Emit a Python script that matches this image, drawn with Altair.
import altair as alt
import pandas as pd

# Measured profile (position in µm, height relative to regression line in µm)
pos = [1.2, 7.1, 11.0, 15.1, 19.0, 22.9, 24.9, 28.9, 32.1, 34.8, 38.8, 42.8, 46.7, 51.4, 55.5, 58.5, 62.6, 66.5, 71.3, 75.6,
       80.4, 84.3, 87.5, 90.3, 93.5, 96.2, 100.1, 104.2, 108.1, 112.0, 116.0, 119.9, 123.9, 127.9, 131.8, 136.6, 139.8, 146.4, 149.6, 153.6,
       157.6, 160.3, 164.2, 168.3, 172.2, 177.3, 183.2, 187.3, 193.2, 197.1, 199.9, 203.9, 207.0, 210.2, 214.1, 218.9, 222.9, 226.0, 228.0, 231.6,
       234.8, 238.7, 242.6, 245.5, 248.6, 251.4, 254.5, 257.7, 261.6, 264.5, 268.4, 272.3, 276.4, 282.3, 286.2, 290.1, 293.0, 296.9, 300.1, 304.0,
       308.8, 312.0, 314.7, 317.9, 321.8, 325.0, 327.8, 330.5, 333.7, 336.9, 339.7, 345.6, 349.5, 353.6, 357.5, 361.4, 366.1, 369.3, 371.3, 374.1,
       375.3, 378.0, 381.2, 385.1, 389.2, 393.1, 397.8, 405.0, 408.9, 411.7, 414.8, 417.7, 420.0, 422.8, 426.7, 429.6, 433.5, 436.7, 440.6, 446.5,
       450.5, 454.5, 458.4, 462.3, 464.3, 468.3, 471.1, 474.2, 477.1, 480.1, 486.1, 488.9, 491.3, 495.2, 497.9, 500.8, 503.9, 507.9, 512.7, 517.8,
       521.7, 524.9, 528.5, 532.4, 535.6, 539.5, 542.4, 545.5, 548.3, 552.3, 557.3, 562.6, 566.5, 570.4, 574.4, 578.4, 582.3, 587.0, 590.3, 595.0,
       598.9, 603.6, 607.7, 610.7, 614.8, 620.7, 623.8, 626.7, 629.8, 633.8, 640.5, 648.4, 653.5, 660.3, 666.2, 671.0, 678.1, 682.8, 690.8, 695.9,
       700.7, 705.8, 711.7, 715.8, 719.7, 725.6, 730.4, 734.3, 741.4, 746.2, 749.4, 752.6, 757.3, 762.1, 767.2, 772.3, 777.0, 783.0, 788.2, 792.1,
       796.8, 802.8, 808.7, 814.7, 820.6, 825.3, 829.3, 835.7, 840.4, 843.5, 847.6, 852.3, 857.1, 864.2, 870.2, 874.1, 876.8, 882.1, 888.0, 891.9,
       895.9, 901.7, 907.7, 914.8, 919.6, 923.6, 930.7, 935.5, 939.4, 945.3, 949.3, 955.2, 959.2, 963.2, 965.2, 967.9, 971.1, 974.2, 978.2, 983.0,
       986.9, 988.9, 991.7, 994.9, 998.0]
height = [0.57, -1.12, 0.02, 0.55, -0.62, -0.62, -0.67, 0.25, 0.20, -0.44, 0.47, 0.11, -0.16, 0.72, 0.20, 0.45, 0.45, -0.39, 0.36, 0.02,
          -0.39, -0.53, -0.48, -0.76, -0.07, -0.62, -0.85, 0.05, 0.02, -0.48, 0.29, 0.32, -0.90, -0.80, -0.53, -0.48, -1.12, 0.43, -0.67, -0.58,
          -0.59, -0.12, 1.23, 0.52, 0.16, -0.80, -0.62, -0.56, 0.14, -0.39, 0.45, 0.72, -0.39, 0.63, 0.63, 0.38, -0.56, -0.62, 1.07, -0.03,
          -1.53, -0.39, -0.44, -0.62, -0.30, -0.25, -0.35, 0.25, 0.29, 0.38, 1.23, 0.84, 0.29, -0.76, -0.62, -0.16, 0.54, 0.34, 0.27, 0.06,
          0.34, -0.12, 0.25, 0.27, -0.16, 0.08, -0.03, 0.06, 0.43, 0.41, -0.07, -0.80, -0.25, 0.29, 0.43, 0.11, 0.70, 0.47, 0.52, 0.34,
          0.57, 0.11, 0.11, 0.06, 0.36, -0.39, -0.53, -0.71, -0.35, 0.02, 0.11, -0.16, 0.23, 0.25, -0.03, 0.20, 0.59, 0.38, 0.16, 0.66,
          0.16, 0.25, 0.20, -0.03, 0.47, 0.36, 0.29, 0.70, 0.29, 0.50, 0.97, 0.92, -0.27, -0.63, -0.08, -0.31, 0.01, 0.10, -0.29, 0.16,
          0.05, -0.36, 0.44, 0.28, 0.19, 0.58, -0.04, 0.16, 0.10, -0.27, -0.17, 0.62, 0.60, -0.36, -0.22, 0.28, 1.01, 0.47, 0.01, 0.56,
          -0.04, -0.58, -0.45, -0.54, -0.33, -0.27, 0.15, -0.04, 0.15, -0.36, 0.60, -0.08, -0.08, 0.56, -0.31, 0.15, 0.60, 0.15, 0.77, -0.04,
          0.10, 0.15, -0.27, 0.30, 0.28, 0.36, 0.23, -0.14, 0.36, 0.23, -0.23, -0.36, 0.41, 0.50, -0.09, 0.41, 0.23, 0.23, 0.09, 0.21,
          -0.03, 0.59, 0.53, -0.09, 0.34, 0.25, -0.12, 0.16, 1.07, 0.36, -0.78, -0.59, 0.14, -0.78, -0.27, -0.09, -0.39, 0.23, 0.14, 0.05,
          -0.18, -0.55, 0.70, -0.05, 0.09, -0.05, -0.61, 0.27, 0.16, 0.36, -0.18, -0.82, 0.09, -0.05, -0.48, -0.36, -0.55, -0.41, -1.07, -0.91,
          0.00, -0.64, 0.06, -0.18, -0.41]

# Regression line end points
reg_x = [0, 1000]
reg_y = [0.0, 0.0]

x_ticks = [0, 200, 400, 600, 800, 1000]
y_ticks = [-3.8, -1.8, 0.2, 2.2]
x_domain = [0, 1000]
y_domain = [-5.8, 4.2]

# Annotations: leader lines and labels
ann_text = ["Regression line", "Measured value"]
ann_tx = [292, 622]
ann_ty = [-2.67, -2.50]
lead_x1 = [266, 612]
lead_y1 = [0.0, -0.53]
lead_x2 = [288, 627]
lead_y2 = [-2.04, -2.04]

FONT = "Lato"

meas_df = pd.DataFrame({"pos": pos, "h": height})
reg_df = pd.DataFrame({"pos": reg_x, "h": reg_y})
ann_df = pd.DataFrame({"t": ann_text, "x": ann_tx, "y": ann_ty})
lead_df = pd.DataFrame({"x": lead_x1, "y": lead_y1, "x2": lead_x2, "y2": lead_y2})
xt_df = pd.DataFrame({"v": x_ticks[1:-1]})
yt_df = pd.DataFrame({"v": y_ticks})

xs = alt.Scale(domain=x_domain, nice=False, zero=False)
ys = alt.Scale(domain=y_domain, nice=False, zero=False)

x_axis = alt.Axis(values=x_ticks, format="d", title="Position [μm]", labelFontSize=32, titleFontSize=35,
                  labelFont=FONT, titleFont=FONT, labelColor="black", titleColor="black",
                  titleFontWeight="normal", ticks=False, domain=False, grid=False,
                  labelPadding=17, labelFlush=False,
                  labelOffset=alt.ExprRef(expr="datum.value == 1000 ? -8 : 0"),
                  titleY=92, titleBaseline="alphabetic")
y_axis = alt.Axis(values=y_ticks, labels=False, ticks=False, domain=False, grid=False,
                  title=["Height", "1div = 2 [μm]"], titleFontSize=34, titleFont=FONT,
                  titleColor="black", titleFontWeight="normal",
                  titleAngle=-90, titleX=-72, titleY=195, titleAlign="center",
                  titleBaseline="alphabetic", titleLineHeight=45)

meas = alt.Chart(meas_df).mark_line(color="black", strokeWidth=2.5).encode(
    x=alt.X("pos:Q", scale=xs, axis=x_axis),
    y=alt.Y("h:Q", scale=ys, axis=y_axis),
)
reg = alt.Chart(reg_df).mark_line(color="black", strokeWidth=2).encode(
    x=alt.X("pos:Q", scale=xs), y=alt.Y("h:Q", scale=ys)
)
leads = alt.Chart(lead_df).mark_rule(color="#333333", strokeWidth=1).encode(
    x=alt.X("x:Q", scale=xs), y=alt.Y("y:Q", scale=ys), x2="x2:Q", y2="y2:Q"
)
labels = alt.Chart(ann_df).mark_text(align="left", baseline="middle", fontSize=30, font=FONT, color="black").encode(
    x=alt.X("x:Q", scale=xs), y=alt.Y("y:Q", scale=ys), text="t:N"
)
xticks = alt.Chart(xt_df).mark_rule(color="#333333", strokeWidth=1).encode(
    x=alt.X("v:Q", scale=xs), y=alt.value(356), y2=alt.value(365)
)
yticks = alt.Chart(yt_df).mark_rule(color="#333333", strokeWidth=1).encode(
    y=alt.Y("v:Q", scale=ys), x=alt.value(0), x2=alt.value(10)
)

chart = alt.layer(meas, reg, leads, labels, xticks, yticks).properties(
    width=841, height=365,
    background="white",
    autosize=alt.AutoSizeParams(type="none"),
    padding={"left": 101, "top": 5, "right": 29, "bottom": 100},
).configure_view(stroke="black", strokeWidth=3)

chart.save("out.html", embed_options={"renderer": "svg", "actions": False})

==

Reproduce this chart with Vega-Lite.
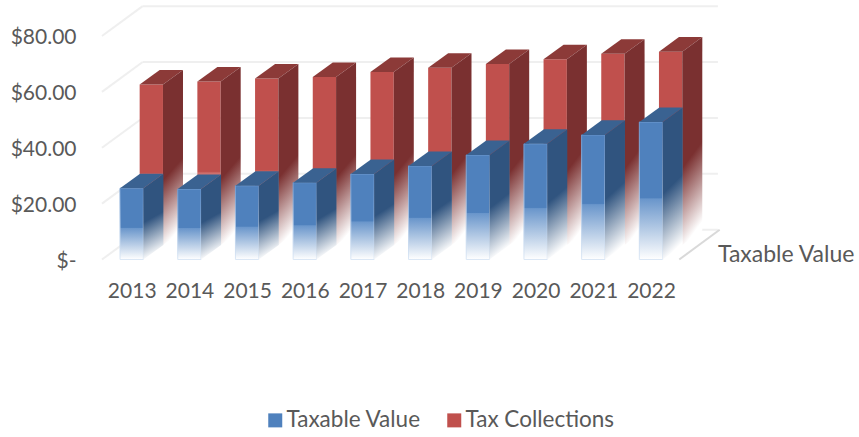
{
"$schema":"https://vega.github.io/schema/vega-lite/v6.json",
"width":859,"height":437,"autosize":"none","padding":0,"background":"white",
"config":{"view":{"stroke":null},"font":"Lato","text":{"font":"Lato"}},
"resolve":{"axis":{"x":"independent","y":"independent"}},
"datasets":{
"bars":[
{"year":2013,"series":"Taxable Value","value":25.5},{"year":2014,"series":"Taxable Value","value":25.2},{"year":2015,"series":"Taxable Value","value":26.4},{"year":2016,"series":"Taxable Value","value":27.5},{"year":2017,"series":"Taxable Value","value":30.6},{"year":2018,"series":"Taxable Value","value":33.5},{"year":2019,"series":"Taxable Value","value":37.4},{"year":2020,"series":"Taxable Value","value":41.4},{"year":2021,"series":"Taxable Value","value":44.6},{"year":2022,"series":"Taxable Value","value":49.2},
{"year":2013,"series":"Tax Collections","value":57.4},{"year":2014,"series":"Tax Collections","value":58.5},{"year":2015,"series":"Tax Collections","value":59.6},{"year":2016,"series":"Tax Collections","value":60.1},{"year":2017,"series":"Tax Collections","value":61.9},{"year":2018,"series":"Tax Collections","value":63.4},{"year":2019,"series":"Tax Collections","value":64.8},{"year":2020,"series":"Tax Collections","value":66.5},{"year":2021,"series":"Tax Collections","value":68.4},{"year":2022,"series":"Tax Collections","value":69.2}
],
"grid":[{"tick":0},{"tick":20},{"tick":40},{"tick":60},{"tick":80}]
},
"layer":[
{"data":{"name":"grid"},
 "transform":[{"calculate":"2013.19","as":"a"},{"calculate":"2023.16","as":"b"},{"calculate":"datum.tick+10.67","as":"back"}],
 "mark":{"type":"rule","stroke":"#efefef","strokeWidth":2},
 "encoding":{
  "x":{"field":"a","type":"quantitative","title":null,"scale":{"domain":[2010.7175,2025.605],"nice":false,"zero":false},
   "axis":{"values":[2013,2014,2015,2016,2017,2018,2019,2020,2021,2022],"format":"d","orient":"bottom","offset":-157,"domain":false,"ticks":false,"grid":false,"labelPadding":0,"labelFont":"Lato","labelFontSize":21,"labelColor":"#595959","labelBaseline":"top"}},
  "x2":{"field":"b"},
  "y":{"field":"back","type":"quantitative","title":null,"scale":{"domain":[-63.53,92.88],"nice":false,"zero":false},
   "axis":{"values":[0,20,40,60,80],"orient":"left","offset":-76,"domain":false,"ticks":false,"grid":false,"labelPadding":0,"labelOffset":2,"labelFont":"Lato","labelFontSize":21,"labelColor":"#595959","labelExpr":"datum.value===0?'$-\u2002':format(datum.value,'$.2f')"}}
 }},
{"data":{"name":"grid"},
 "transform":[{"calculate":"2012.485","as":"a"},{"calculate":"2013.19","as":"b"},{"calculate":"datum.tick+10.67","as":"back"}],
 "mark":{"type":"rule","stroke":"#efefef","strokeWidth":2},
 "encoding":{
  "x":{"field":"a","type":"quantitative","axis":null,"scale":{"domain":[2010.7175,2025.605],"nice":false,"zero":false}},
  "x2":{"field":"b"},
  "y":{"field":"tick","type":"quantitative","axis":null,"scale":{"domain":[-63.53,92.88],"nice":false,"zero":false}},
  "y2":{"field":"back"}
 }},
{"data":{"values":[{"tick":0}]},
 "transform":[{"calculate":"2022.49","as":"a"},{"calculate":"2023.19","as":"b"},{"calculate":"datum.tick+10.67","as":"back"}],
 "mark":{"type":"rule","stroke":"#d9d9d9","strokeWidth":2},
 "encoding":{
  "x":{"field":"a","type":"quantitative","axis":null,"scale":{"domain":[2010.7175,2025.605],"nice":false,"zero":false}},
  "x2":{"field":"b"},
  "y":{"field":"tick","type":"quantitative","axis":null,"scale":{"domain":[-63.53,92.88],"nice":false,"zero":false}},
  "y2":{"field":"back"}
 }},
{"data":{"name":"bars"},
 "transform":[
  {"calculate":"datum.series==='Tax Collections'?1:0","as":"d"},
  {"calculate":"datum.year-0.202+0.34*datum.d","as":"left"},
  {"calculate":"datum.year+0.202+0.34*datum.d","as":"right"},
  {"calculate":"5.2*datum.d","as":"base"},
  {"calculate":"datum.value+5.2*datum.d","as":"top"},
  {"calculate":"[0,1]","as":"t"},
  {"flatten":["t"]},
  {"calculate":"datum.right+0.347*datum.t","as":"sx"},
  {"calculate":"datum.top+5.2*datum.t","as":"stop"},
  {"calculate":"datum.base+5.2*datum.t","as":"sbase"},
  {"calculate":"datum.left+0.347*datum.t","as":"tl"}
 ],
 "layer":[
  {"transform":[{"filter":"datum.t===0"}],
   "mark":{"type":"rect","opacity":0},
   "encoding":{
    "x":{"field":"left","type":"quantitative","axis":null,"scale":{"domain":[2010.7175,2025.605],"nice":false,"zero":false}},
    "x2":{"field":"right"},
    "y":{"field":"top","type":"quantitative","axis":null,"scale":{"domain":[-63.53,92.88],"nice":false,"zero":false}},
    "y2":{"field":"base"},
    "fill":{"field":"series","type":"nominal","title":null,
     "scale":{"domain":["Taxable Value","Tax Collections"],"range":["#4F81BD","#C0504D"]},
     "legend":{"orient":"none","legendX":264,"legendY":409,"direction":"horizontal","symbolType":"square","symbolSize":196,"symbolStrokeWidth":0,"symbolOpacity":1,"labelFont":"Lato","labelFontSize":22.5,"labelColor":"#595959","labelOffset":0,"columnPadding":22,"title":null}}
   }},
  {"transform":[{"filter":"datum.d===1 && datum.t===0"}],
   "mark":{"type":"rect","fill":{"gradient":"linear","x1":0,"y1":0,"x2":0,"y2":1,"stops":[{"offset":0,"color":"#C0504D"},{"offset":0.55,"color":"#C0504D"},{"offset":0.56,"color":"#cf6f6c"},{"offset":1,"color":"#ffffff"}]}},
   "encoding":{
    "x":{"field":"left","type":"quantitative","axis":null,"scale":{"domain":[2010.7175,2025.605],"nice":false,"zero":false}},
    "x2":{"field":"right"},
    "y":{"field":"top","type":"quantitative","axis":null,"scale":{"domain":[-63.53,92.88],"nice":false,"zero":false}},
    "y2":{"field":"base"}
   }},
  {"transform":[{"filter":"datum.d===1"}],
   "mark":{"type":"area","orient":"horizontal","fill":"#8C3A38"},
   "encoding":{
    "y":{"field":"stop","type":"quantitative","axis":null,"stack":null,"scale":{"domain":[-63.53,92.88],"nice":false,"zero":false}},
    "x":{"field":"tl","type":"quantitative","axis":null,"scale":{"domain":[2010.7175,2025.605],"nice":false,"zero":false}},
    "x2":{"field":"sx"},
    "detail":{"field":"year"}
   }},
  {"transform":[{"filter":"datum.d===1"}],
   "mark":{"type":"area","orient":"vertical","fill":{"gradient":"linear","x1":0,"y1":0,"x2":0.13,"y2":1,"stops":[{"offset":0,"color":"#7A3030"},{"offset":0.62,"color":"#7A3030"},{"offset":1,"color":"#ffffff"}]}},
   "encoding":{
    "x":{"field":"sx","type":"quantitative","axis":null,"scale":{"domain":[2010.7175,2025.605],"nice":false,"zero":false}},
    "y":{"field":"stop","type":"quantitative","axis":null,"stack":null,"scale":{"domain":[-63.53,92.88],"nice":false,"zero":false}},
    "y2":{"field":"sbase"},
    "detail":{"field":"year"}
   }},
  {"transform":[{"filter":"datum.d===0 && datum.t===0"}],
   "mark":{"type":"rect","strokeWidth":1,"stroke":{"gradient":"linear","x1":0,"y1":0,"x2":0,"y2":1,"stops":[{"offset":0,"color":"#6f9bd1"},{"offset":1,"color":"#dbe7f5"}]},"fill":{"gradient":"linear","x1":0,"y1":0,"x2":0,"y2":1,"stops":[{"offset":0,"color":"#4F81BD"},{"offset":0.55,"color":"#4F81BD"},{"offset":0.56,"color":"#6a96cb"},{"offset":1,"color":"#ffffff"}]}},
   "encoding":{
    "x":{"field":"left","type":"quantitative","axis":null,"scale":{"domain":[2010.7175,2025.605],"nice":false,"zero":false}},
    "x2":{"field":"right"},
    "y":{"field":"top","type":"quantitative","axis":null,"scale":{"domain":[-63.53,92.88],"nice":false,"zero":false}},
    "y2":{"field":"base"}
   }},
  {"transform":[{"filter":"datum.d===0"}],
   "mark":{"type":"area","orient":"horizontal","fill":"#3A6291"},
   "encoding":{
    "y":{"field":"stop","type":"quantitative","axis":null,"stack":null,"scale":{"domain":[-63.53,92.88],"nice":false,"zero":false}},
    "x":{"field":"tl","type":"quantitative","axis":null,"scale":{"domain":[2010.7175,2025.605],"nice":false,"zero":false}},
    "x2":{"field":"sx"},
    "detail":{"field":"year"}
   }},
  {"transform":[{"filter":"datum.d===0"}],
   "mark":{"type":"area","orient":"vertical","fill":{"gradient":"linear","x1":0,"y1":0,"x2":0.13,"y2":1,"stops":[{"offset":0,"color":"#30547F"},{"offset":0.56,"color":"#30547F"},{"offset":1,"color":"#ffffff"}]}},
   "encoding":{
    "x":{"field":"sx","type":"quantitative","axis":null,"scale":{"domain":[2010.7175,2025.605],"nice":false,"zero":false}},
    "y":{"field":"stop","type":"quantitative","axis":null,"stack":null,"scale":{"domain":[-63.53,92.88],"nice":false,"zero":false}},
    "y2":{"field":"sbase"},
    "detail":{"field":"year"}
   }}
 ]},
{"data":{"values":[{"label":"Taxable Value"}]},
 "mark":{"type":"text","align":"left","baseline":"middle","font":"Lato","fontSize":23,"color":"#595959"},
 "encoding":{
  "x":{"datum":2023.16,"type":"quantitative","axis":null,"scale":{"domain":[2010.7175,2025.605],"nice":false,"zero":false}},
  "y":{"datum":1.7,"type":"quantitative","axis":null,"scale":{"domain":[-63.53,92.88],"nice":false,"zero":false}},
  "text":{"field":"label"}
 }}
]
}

*INSTRUCTIONS FOR THE TASK*.
Gather each line from the listing above that holds "with".

*REPLY*.
Emit a Python script that matches this image, drawn with Altair.
Reproduce this chart with Vega-Lite.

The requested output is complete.